In this post we highlight World Obesity recommendations for addressing obesity in children and call on Her Majesty’s Government to utilise the recommendations to drive policy addressing childhood obesity forward.

The United Nations Convention on the Rights of the Child outlines children’s rights and holds governments accountable to meet children’s basic needs.

The Convention specifically highlights the responsibility from States Parties to take appropriate measures to “combat disease and malnutrition” and “to ensure all segments of society, in particular parents and children, are informed, have access to education and are supported in the use of basic knowledge of child health and nutrition.”

Global problem

A brief look at the current global landscape shows that member States are not adequately upholding their responsibilities.
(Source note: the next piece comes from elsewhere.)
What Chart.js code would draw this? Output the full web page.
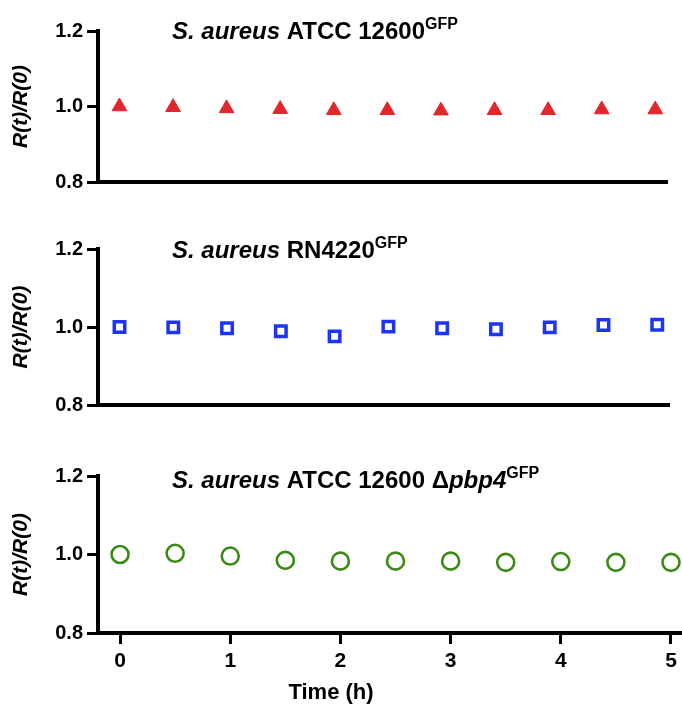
<!DOCTYPE html>
<html>
<head>
<meta charset="utf-8">
<script src="https://cdn.jsdelivr.net/npm/chart.js@4.4.1/dist/chart.umd.min.js"></script>
<style>
  html, body { margin: 0; padding: 0; background: #fff; }
  #wrap { position: relative; width: 682px; height: 708px; }
  #wrap canvas { position: absolute; left: 0; top: 0; }
</style>
</head>
<body>
<div id="wrap">
  <canvas id="atccChart" width="682" height="708"></canvas>
  <canvas id="rnChart" width="682" height="708"></canvas>
  <canvas id="pbpChart" width="682" height="708"></canvas>
</div>
<script>
// Data
const timeH = [0, 0.5, 1, 1.5, 2, 2.5, 3, 3.5, 4, 4.5, 5];
const atccValues = [1.000, 0.998, 0.995, 0.993, 0.990, 0.990, 0.989, 0.990, 0.990, 0.992, 0.992];
const rn4220Values = [1.000, 0.999, 0.997, 0.989, 0.976, 1.001, 0.997, 0.994, 0.999, 1.005, 1.006];
const pbp4Values = [1.000, 1.003, 0.996, 0.985, 0.983, 0.983, 0.983, 0.980, 0.982, 0.980, 0.980];
const yTicks = [0.8, 1.0, 1.2];
const xTicks = [0, 1, 2, 3, 4, 5];

const FONT = '"Liberation Sans", Arial, Helvetica, sans-serif';

// Title pieces: italic / superscript runs
const atccTitle = [
  { t: 'S. aureus', italic: true },
  { t: ' ATCC 12600' },
  { t: 'GFP', sup: true }
];
const rnTitle = [
  { t: 'S. aureus', italic: true },
  { t: ' RN4220' },
  { t: 'GFP', sup: true }
];
const pbpTitle = [
  { t: 'S. aureus', italic: true },
  { t: ' ATCC 12600 \u0394' },
  { t: 'pbp4', italic: true },
  { t: 'GFP', sup: true }
];

// draws the mixed-style panel title (and the x axis title on the last panel)
const richTitle = {
  id: 'richTitle',
  afterDraw(chart, args, opts) {
    const ctx = chart.ctx;
    const area = chart.chartArea;
    ctx.save();
    ctx.fillStyle = '#000';
    ctx.textBaseline = 'alphabetic';
    let x = area.left + opts.dx;
    const y = area.top + opts.dy;
    opts.segments.forEach(s => {
      const size = s.sup ? 16 : 24;
      ctx.font = `${s.italic ? 'italic ' : ''}bold ${size}px ${FONT}`;
      ctx.fillText(s.t, x, s.sup ? y - 10 : y);
      x += ctx.measureText(s.t).width;
    });
    if (opts.xTitle) {
      ctx.font = `bold 22px ${FONT}`;
      ctx.textAlign = 'center';
      ctx.fillText(opts.xTitle, area.left + 233, area.bottom + 66);
    }
    ctx.restore();
  }
};

function makePanel(id, values, style, pad, titleSegs, titleDy, showX) {
  return new Chart(document.getElementById(id), {
    type: 'scatter',
    data: {
      datasets: [{
        data: timeH.map((t, i) => ({ x: t, y: values[i] })),
        pointStyle: style.shape,
        pointRadius: style.radius,
        pointHoverRadius: style.radius,
        pointBorderWidth: style.border,
        borderColor: style.color,
        backgroundColor: style.fill,
        showLine: false,
        clip: false
      }]
    },
    options: {
      responsive: false,
      animation: false,
      devicePixelRatio: 1,
      layout: { padding: pad, autoPadding: false },
      plugins: {
        legend: { display: false },
        tooltip: { enabled: false },
        richTitle: { segments: titleSegs, dx: 74, dy: titleDy, xTitle: showX ? 'Time (h)' : null }
      },
      scales: {
        x: {
          type: 'linear',
          min: -0.2,
          max: 5.1,
          afterBuildTicks: s => { s.ticks = xTicks.map(v => ({ value: v })); },
          afterFit: s => { s.height = showX ? 40 : 0; s.paddingLeft = 0; s.paddingRight = 0; },
          border: { display: true, color: '#000', width: 4 },
          grid: { display: showX, drawOnChartArea: false, drawTicks: true, tickLength: 11, lineWidth: 3, color: '#000' },
          ticks: {
            display: showX,
            padding: 5,
            color: '#000',
            font: { family: FONT, size: 21, weight: 'bold' },
            callback: v => String(v)
          }
        },
        y: {
          min: 0.8,
          max: 1.2,
          afterBuildTicks: s => { s.ticks = yTicks.map(v => ({ value: v })); },
          afterFit: s => { s.width = 98; s.paddingTop = 0; s.paddingBottom = 0; },
          border: { display: true, color: '#000', width: 4 },
          grid: { drawOnChartArea: false, drawTicks: true, tickLength: 11, lineWidth: 3, color: '#000' },
          ticks: {
            padding: 4,
            color: '#000',
            font: { family: FONT, size: 20, weight: 'bold' },
            callback: v => Number(v).toFixed(1)
          },
          title: {
            display: true,
            text: 'R(t)/R(0)',
            color: '#000',
            padding: { top: 9, bottom: 0 },
            font: { family: FONT, size: 21, weight: 'bold', style: 'italic' }
          }
        }
      }
    },
    plugins: [richTitle]
  });
}

makePanel('atccChart', atccValues,
  { shape: 'triangle', radius: 8.5, border: 1, color: '#e3262b', fill: '#e3262b' },
  { left: 0, top: 31, right: 16, bottom: 526 }, atccTitle, 8, false);

makePanel('rnChart', rn4220Values,
  { shape: 'rect', radius: 7.4, border: 3.5, color: '#1d34f5', fill: '#ffffff' },
  { left: 0, top: 249, right: 14, bottom: 303 }, rnTitle, 9, false);

makePanel('pbpChart', pbp4Values,
  { shape: 'circle', radius: 8.5, border: 2.6, color: '#3a8a14', fill: '#ffffff' },
  { left: 0, top: 476, right: 0, bottom: 35 }, pbpTitle, 12, true);
</script>
</body>
</html>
Around the world, numbers of childhood obesity are nearly doubling every 10 years: the estimated number of children aged 5-19 years living with obesity has increased from 86 million in 2010 to 158 million in 2020, and projected to reach 254 million in 2030. As it stands, no country is on track to meet the World Health Organisation (WHO) targets for obesity by 2025, which was modestly set at “no increase in obesity.”

Global response

Recognising that childhood obesity is a global problem, the WHO Commission on Ending Childhood Obesity published a comprehensive framework for action in its 2016 report Ending Childhood Obesity (ECHO).

In October 2020, The World Obesity Federation (World Obesity), held a series of virtual meetings with a group of key childhood obesity stakeholders, focused on assessing the implementation of ECHO’s six key areas of action.

Image courtesy of World Health Organisation 2017

The overarching aim of the World Obesity meetings was to identify cross-cutting and shared opportunities, learning and concrete actions to help drive forward policies to address childhood obesity in line with WHO’s ECHO plan.

OEN supports the recommendations for implementing ECHO and enhancing the global response to childhood obesity which World Obesity and participating individuals formulated following these stakeholder meetings. These recommendations are:

  • Establish a monitoring and accountability framework
  • Adopt a life course, holistic approach to health and focus on the key life stages as defined by WHO 
  • Increase levels of political leadership, including strong governance and coordination mechanisms to ensure the establishment of intersectoral and multisectoral action
  • Adopt a multi-sectoral, multi-agency approach to create a healthier environment for all children and their families
  • Implement a ‘whole of government’, cross-department approach to action on obesity, including all relevant ministries
  • Invest in obesity prevention and treatment as a cost-effective strategy to ensure the health of all individuals and ensure the sustainability of the health system
  • Incorporate the rights of children living with obesity into human rights legislation, health care and education systems
  • Ensure interventions and guidelines to address childhood obesity are coherent and comprehensive, and include all environments and the systems that create them
  • Ensure national plans include actions that address the inequalities and stigma faced by children living with obesity
  • Counter racism, social inequality and the barriers to social determinants

You can read the policy briefing Stepping up action on childhood obesity: Barriers, lessons and next steps for implementing the Report of the Commission on Ending Childhood Obesity’, reporting on these recommendations in full, here.

National response

OEN stands with World Obesity in calling on the Government of the United Kingdom to uphold their responsibilities to children and address childhood obesity in the UK in line with WHO’s ECHO plan. OEN urges the Government to take policy addressing childhood obesity forward guided by the World Obesity recommendations.

This post has been adapted from the World Obesity website.